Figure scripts
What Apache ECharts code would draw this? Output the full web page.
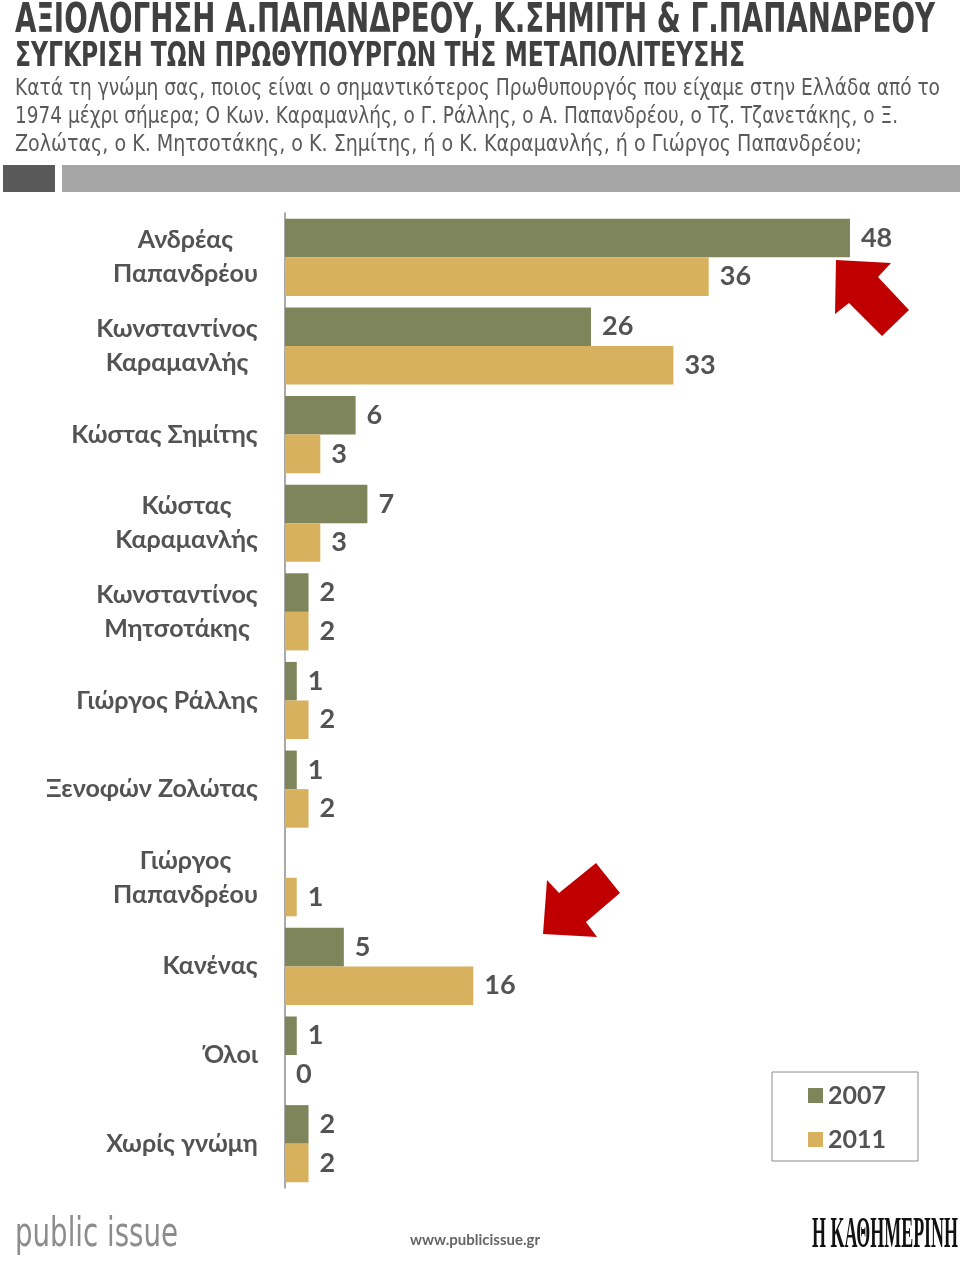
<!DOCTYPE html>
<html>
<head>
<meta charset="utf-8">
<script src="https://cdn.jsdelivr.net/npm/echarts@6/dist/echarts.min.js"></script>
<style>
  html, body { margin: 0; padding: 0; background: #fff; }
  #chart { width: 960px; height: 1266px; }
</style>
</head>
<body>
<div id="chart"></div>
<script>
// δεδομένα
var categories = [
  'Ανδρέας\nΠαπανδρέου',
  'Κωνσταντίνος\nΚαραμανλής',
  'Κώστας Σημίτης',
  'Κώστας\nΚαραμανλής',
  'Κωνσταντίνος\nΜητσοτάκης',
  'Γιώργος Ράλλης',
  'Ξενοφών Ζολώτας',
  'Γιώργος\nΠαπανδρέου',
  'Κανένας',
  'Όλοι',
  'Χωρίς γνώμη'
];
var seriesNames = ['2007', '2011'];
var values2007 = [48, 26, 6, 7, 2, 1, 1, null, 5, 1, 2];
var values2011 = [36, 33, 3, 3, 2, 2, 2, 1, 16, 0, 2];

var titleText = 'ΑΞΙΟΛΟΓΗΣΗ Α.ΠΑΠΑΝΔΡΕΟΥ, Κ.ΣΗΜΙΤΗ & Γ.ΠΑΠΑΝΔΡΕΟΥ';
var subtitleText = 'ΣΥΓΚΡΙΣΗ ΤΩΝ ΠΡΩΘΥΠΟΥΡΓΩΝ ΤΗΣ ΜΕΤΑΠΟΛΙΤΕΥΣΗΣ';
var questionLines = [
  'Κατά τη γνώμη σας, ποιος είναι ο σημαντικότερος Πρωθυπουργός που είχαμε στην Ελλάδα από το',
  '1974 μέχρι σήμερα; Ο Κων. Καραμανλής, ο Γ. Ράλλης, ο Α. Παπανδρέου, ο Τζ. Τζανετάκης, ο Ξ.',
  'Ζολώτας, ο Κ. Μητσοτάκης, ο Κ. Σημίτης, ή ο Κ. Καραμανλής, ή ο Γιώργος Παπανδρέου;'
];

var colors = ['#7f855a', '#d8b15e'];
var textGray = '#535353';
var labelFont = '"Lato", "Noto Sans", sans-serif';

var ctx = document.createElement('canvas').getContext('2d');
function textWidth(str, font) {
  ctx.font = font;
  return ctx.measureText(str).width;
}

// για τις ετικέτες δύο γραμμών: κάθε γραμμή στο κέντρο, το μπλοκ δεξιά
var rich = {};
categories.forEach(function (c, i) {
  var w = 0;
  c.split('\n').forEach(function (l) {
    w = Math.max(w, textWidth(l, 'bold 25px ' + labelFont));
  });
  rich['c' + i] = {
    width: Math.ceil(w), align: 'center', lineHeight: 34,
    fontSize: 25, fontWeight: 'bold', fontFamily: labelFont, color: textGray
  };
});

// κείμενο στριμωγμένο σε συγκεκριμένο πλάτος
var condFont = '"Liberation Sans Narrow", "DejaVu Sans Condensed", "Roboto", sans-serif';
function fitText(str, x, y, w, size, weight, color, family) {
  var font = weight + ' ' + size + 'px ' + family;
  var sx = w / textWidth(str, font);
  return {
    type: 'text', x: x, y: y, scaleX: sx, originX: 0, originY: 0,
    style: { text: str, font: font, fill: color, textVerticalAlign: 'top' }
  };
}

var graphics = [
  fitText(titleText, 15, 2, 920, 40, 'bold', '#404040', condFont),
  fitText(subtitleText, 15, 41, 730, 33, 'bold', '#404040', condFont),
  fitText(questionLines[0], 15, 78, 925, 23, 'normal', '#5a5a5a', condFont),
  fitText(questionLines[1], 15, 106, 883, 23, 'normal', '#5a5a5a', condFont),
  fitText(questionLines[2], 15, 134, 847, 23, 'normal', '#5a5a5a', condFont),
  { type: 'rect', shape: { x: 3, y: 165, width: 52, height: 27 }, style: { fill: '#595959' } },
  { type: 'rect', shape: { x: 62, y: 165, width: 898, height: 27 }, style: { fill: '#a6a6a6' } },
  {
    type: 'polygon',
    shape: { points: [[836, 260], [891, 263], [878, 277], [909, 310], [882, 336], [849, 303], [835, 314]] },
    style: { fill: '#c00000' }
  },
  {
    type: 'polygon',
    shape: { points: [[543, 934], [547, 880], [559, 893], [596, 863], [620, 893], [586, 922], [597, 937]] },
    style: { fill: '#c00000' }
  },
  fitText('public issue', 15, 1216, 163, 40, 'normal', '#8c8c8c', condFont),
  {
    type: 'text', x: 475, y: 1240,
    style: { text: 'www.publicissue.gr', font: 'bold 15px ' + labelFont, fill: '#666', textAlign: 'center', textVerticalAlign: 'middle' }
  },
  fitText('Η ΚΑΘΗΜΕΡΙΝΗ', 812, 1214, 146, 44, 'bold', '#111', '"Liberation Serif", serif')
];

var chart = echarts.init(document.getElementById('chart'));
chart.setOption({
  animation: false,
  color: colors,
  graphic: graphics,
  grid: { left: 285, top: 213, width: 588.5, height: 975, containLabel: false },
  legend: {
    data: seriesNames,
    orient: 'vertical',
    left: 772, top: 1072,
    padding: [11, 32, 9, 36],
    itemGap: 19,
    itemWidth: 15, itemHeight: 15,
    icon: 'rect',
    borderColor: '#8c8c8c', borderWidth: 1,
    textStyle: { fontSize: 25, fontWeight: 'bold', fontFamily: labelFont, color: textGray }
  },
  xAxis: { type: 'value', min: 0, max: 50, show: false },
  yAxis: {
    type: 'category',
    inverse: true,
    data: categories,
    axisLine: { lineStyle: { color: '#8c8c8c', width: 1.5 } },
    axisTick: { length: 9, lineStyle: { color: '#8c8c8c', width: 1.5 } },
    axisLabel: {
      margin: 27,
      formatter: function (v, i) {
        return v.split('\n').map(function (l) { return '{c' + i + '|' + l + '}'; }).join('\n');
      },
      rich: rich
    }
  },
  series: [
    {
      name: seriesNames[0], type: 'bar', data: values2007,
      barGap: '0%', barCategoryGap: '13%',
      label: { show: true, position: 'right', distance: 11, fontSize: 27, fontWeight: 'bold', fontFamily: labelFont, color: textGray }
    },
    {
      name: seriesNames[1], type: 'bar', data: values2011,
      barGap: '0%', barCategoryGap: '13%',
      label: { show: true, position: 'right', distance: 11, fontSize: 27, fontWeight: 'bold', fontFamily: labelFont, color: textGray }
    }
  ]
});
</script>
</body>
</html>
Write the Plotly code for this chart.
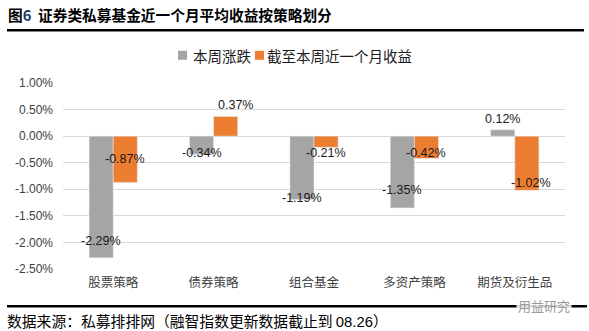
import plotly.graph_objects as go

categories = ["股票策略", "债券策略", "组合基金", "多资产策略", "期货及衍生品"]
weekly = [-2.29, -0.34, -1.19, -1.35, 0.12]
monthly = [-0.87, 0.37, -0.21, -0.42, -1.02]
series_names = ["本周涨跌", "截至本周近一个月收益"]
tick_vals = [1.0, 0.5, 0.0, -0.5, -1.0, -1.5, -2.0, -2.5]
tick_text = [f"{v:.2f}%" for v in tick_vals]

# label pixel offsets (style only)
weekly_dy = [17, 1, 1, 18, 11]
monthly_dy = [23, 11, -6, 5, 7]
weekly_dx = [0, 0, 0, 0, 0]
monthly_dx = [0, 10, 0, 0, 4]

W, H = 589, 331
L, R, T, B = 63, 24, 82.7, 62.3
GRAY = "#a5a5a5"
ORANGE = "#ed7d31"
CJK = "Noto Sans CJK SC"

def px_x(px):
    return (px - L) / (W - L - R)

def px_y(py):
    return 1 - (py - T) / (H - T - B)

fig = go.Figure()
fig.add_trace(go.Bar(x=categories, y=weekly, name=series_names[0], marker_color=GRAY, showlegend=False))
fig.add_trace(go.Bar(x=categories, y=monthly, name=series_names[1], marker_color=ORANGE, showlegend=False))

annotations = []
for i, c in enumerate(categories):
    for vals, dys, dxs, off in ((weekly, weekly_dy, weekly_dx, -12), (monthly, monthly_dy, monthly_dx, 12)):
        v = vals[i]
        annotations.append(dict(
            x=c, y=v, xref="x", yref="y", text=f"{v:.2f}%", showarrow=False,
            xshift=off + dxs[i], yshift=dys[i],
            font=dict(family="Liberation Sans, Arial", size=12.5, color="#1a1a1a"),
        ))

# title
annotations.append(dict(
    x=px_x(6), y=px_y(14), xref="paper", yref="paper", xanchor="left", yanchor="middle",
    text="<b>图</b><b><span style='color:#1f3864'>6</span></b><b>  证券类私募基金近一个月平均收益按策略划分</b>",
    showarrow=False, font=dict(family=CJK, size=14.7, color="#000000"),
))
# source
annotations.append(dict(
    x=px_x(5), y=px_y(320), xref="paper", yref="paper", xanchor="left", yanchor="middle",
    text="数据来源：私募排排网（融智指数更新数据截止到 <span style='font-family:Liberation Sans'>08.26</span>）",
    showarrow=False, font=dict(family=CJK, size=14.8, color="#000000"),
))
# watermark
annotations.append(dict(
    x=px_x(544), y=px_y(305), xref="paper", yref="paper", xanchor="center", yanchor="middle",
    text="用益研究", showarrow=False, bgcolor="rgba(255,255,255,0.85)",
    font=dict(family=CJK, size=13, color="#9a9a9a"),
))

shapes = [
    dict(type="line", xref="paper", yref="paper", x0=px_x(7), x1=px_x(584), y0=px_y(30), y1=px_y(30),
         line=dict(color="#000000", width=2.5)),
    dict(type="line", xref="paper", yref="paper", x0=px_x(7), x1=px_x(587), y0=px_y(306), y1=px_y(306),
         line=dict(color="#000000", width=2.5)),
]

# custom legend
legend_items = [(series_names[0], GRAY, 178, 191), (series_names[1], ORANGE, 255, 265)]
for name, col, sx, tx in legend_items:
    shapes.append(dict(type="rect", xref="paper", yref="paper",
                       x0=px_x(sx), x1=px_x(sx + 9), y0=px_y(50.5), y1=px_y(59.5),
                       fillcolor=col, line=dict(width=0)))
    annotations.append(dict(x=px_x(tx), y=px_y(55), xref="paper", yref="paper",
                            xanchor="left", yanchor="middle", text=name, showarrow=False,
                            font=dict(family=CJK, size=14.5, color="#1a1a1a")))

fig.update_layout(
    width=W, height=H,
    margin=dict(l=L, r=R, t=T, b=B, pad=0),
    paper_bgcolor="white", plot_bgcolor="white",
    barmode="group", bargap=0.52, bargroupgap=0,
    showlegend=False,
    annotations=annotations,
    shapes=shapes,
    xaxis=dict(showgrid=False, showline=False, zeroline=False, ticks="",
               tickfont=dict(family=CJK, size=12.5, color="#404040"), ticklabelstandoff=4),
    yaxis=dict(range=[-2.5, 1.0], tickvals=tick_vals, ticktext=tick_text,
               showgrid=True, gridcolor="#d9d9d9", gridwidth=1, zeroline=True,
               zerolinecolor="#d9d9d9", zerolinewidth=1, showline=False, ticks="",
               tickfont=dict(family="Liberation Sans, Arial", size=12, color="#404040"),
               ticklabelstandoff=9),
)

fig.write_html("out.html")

INSTRUCTIONS FOR THE TASK: Begin at the line containing "Write the Plotly code for this chart.", end at the line containing "name=series_names[1], marker_color=ORANGE, showlegend=False))", and copy those lines word for word, both included. Skip pictures.

WORKED SOLUTION:
Write the Plotly code for this chart.
import plotly.graph_objects as go

categories = ["股票策略", "债券策略", "组合基金", "多资产策略", "期货及衍生品"]
weekly = [-2.29, -0.34, -1.19, -1.35, 0.12]
monthly = [-0.87, 0.37, -0.21, -0.42, -1.02]
series_names = ["本周涨跌", "截至本周近一个月收益"]
tick_vals = [1.0, 0.5, 0.0, -0.5, -1.0, -1.5, -2.0, -2.5]
tick_text = [f"{v:.2f}%" for v in tick_vals]

# label pixel offsets (style only)
weekly_dy = [17, 1, 1, 18, 11]
monthly_dy = [23, 11, -6, 5, 7]
weekly_dx = [0, 0, 0, 0, 0]
monthly_dx = [0, 10, 0, 0, 4]

W, H = 589, 331
L, R, T, B = 63, 24, 82.7, 62.3
GRAY = "#a5a5a5"
ORANGE = "#ed7d31"
CJK = "Noto Sans CJK SC"

def px_x(px):
    return (px - L) / (W - L - R)

def px_y(py):
    return 1 - (py - T) / (H - T - B)

fig = go.Figure()
fig.add_trace(go.Bar(x=categories, y=weekly, name=series_names[0], marker_color=GRAY, showlegend=False))
fig.add_trace(go.Bar(x=categories, y=monthly, name=series_names[1], marker_color=ORANGE, showlegend=False))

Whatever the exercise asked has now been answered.